As light-duty vehicle fuel economy continues to increase because of more stringent future greenhouse gas emission and Corporate Average Fuel Economy (CAFE) standards through model year 2025, standard gasoline vehicles are expected to achieve compliance fuel economy levels of around 50 mpg for passenger cars and around 40 mpg for light-duty trucks. Diminishing returns to improved fuel economy make standard gasoline vehicles a highly fuel-efficient competitor relative to other vehicle fuel types such as diesels, hybrids, and plug-in vehicles, especially given the relatively higher vehicle prices projected for these other vehicle types.
Fun with statistics.
The bureaucracy must constantly raise the bar or lose it's reason for existing - and its budget. It exists for its own sake, not because there's any real need for it anymore.
Shows how little value there is in the new government CAFE standards.
Once you reach 30~35 mpg, it is hard to gain the cost back of more improvements.
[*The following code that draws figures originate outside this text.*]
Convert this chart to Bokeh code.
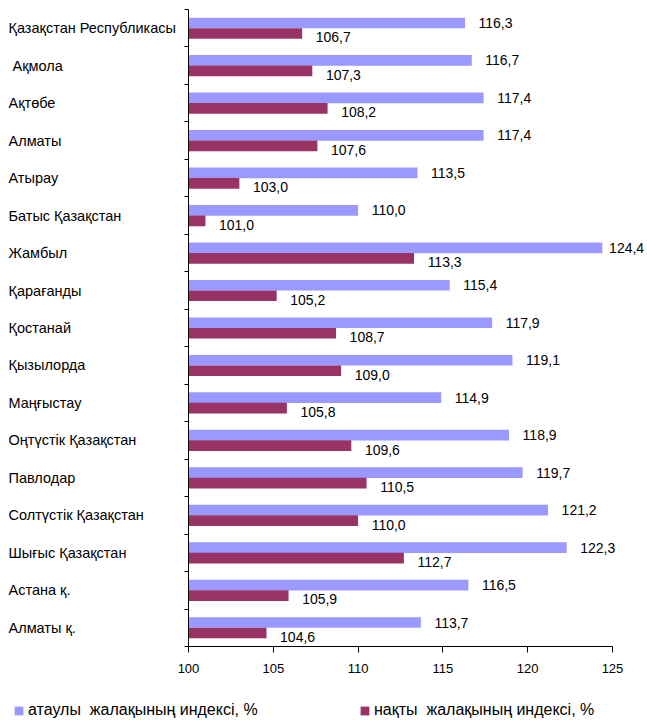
import numpy as np
from bokeh.plotting import figure
from bokeh.models import (ColumnDataSource, Range1d, FixedTicker, LinearAxis,
                          LabelSet, Legend, LegendItem)
from bokeh.core.properties import value
from bokeh.embed import file_html
from bokeh.resources import INLINE

regions = ["Қазақстан Республикасы", "\u00a0Ақмола", "Ақтөбе", "Алматы", "Атырау",
           "Батыс Қазақстан", "Жамбыл", "Қарағанды", "Қостанай", "Қызылорда",
           "Маңғыстау", "Оңтүстік Қазақстан", "Павлодар", "Солтүстік Қазақстан",
           "Шығыс Қазақстан", "Астана қ.", "Алматы қ."]
nominal = [116.3, 116.7, 117.4, 117.4, 113.5, 110.0, 124.4, 115.4, 117.9, 119.1,
           114.9, 118.9, 119.7, 121.2, 122.3, 116.5, 113.7]
real = [106.7, 107.3, 108.2, 107.6, 103.0, 101.0, 113.3, 105.2, 108.7, 109.0,
        105.8, 109.6, 110.5, 110.0, 112.7, 105.9, 104.6]
series_names = ["атаулы  жалақының индексі, %", "нақты  жалақының индексі, %"]
x_ticks = [100, 105, 110, 115, 120, 125]
X_MIN, X_MAX = 100, 125

LIGHT = "#9999FF"
DARK = "#993366"
FONT = "Liberation Sans"

# layout (pixels inside the figure)
W, H = 647, 720
AX_LEFT, AX_RIGHT = 188, 612     # x=100 and x=125
AX_TOP, AX_BOTTOM = 9, 646       # top of first category, x-axis line

def fmt(v):
    return f"{v:.1f}".replace(".", ",")

n = len(regions)
px_x = (AX_RIGHT - AX_LEFT) / (X_MAX - X_MIN)
px_y = (AX_BOTTOM - AX_TOP) / n
x0 = X_MIN - AX_LEFT / px_x
x1 = x0 + W / px_x
y0 = -(H - AX_BOTTOM) / px_y
y1 = n + AX_TOP / px_y

nom = np.array(nominal)
rl = np.array(real)
cy = n - 0.5 - np.arange(n)  # category centres, first at top
src = ColumnDataSource(dict(
    cat=regions, cy=cy, y_nom=cy + 0.14, y_real=cy - 0.14, y_real_lbl=cy - 0.245,
    nom=nom, real=rl,
    nom_lbl=[fmt(v) for v in nominal], real_lbl=[fmt(v) for v in real],
    nom_lx=np.minimum(nom + 0.8, 124.8), real_lx=np.minimum(rl + 0.8, 124.8),
    lx=[8] * n,
))

p = figure(width=W, height=H, output_backend="svg", toolbar_location=None,
           x_range=Range1d(x0, x1), y_range=Range1d(y0, y1),
           x_axis_location=None, y_axis_location=None,
           min_border=0, min_border_left=0, min_border_right=0,
           min_border_top=0, min_border_bottom=0)
p.outline_line_color = None
p.xgrid.visible = False
p.ygrid.visible = False

r1 = p.hbar(y="y_nom", left=X_MIN, right="nom", height=0.285,
            source=src, fill_color=LIGHT, line_color=None)
r2 = p.hbar(y="y_real", left=X_MIN, right="real", height=0.285,
            source=src, fill_color=DARK, line_color=None)

# x axis
xa = LinearAxis(fixed_location=0, bounds=(X_MIN, X_MAX), ticker=FixedTicker(ticks=x_ticks))
xa.minor_tick_line_color = None
xa.major_tick_in = 0
xa.major_tick_out = 6
xa.axis_line_color = "black"
xa.major_tick_line_color = "black"
xa.major_label_text_font = FONT
xa.major_label_text_font_size = "13px"
xa.major_label_text_color = "black"
xa.major_label_standoff = 11
p.add_layout(xa, "below")

# y axis with ticks at category boundaries, no labels
ya = LinearAxis(fixed_location=X_MIN, bounds=(0, n), ticker=FixedTicker(ticks=list(range(n + 1))))
ya.major_label_text_font_size = "0px"
ya.major_label_text_alpha = 0
ya.minor_tick_line_color = None
ya.major_tick_in = 0
ya.major_tick_out = 4
ya.axis_line_color = "black"
ya.major_tick_line_color = "black"
p.add_layout(ya, "left")

# category labels (left aligned)
p.add_layout(LabelSet(x="lx", y="cy", text="cat", x_units="screen", source=src,
                      text_font=value(FONT), text_font_size=value("14.5px"), text_color="black",
                      text_align="left", text_baseline="middle"))

# value labels
p.add_layout(LabelSet(x="nom_lx", y="y_nom", text="nom_lbl",
                      source=src, text_font=value(FONT), text_font_size=value("14px"),
                      text_color="black", text_align="left", text_baseline="middle"))
p.add_layout(LabelSet(x="real_lx", y="y_real_lbl", text="real_lbl",
                      source=src, text_font=value(FONT), text_font_size=value("14px"),
                      text_color="black", text_align="left", text_baseline="middle"))

def make_legend(label, rend, loc):
    return Legend(items=[LegendItem(label=label, renderers=[rend])], location=loc,
                  orientation="horizontal", border_line_alpha=0, background_fill_alpha=0,
                  padding=0, margin=0, glyph_width=11, glyph_height=11, label_height=12,
                  label_standoff=4, label_text_font=FONT, label_text_font_size="16px",
                  label_text_color="black", spacing=0)

p.add_layout(make_legend(series_names[0], r1, (13, 1)), "center")
p.add_layout(make_legend(series_names[1], r2, (359, 1)), "center")

open("out.html", "w").write(file_html(p, INLINE))
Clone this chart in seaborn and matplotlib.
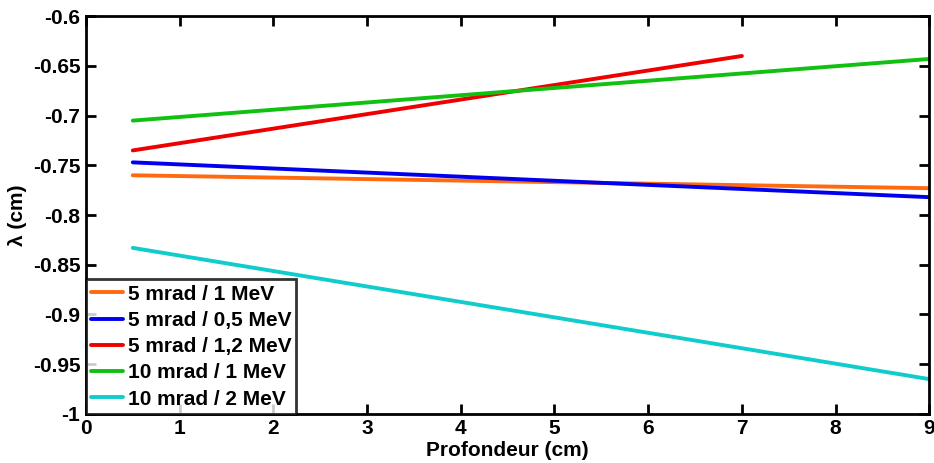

Someone discovered ratios. Next week trig and the law of cosines... JK. Useful to keep in mind, are those last few MPG worth it based on cost or loss of features or loss of capability. ...
They zoom off when the light turns green, exceed (by a lot) the speed limit, and don't touch their brakes to stop at a red light or stop sign until the last second instead of starting to slow down early.
Fuel economy? Most people only think about it when buying a vehicle. After that, pedal to the metal!
Without a serious breakthrough, I think we have already hit the limits of cost/benefit. Weight is the next problem, and there is simply no (cheap) way to improve this under current safety rules. And no question that this newer generation of cars will be MUCH more expensive to maintain. Just wait until these “direct injection” engines need new fuel injector components.
Not sure why the particular comparison.
How about going from 15 to 40mpg a savings of nearly 1,800 dollars a year in fuel cost, but a corresponding potential reduction in crash protection and for me the inability to carry large and long equipment and tools.
Agreed. The latest CAFE standard for 54.5 mpg is not a cost savings.
Spending thousands of dollars per vehicle to reach the latest CAFE standard is not going to be any real savings to the consumer.
Fun with statistics.
On a side note, I drive a Scion FR-S 6 speed to work every day - 125 mile round trip. My average mileage is 30.5 mpg. However, I started hypermiling about six tanks ago. I bumped my average mileage to about 40 mpg.
Driving 125 miles per day, 50 weeks per year, is roughly 31250 miles per year. Divided by 30.5 mpg that’s 1025 gallons. Divided by 40 that’s 781 gallons per year.
At 3.50 a gallon, that works out to an annual savings of $854, or $71 a month.
“Shows how little value there is in the new government CAFE standards.”
IF
the stated goals are the actual goals, and they’re not.
Yeah, this revelation reads like it was written by a 12 or 15 year old.
Regardless of the intent, I’m talking about the impact on the consumer. More cost for the vehicle for less savings in fuel.
And yet, I’ll bet the typical purchaser still won’t understand the 3 mpg improvement from 12 to 15 mpg equals the fuel savings of 30 mpg from 30 to 60 mpg.
The fallacy is assuming that the fuel economy of standard cars can be raised from 30 to 60 mpg.
It would seem reasonable to assume that the marginal benefit of diminishing fuel economy will be achieved by marginal vehicle ownership costs that rise at a steeper rate.
There is no calculation for the carbon emission associated with the marginal vehicle ownership rise
Some one needs to get Obama to understand that.